Take every line from the listing below that contains "matplotlib".

---------- Dataset excerpt ----------

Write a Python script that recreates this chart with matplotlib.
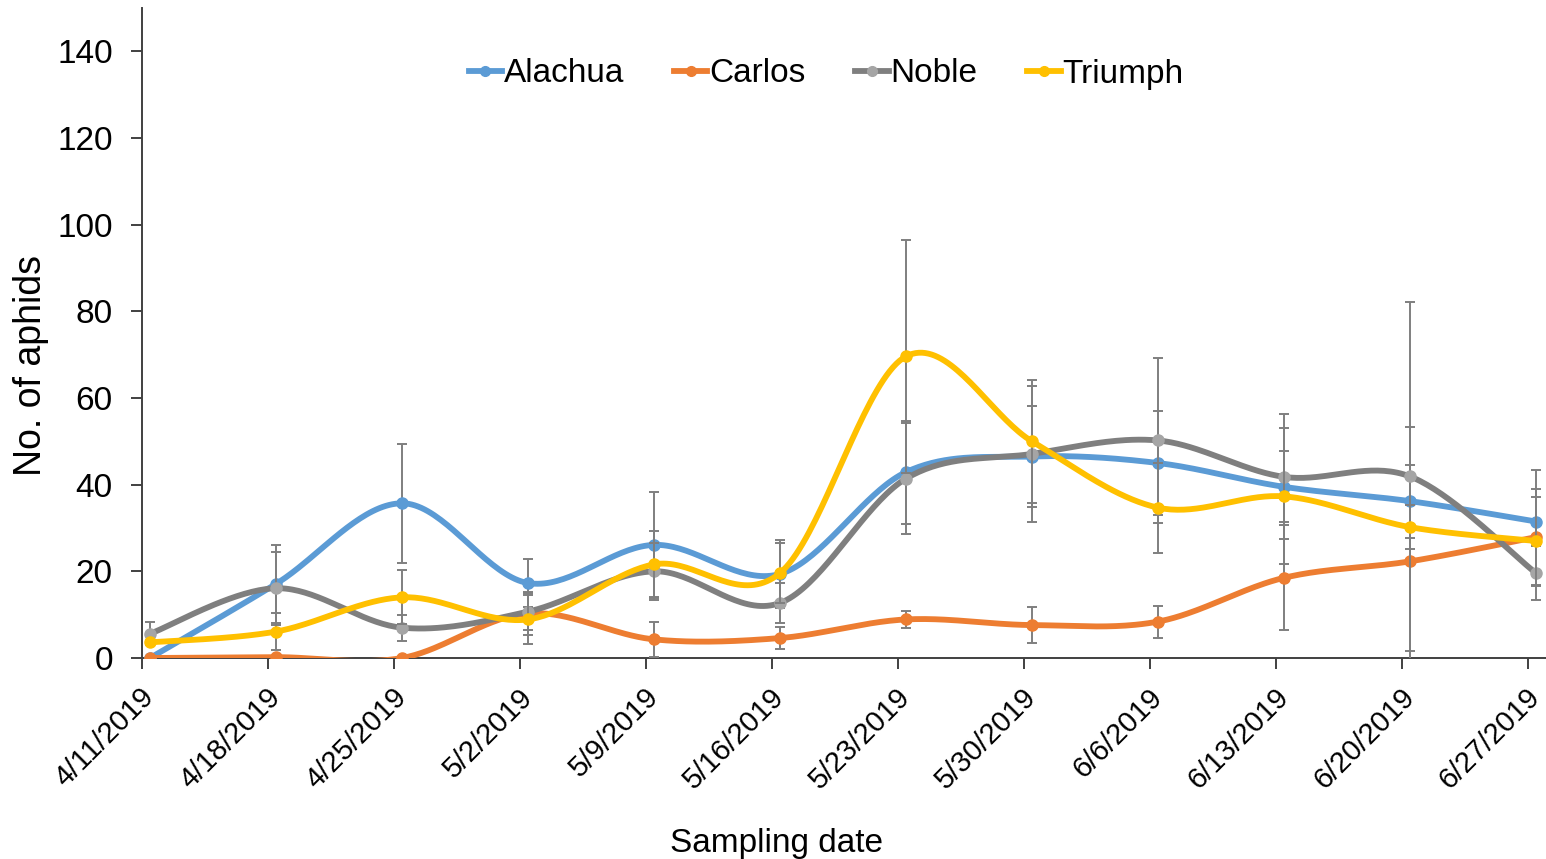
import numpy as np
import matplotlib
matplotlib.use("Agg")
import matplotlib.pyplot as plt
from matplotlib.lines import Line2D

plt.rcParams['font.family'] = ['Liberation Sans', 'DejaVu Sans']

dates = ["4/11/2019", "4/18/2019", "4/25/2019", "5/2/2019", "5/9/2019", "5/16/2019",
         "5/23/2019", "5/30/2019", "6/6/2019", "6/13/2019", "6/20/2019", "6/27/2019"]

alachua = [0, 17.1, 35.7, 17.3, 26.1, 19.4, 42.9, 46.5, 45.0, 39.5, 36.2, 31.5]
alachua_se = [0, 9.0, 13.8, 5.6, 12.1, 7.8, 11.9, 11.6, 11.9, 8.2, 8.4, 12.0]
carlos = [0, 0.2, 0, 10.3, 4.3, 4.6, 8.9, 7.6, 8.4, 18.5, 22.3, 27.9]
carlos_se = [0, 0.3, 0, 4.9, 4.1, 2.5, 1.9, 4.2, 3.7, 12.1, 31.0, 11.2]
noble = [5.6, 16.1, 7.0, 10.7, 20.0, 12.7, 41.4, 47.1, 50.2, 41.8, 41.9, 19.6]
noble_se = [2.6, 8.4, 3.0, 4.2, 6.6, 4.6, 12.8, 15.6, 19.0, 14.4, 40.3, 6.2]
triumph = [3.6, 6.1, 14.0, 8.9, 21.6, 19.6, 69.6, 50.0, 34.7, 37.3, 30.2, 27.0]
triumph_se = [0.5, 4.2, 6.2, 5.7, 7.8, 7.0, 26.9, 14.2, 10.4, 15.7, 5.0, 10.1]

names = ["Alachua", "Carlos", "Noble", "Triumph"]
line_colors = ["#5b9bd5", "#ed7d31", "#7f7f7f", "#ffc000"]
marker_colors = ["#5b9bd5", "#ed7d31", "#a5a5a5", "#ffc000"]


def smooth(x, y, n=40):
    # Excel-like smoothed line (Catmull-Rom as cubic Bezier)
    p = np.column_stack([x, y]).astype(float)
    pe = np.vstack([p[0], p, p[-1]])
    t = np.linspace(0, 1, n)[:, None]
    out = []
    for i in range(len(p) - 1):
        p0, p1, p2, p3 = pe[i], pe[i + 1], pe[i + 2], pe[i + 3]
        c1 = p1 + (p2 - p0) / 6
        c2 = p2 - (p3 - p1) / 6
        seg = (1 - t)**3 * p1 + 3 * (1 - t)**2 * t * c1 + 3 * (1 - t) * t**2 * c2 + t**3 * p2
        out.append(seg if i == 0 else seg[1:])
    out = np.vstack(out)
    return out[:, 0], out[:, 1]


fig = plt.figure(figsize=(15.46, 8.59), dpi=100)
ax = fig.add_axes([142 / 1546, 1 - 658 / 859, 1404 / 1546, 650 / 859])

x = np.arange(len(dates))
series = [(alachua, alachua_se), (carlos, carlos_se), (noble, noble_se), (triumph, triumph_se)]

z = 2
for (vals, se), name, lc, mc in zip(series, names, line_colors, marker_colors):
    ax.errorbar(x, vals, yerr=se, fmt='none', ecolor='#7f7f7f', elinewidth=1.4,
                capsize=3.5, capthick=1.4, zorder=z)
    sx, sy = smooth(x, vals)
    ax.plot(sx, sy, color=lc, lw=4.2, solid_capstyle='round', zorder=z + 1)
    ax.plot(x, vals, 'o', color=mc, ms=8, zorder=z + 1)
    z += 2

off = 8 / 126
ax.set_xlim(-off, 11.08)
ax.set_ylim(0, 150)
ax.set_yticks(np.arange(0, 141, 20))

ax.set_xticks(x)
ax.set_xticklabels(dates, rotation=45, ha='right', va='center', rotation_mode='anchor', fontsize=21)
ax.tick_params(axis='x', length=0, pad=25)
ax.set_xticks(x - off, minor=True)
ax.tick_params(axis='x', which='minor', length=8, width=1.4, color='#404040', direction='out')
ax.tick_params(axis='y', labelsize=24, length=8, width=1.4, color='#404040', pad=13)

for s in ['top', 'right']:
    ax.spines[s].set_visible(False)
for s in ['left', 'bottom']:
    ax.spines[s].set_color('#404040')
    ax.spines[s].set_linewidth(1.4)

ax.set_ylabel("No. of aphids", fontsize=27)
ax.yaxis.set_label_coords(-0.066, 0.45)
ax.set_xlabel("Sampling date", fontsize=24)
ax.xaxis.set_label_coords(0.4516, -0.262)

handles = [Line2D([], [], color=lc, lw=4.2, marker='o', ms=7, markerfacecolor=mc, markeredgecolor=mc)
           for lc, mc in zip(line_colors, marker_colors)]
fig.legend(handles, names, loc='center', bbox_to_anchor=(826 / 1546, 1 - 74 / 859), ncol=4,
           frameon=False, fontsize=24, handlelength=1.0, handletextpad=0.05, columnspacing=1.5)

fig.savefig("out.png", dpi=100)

----------

◆ Task output
Write a Python script that recreates this chart with matplotlib.
import matplotlib
matplotlib.use("Agg")
import matplotlib.pyplot as plt
from matplotlib.lines import Line2D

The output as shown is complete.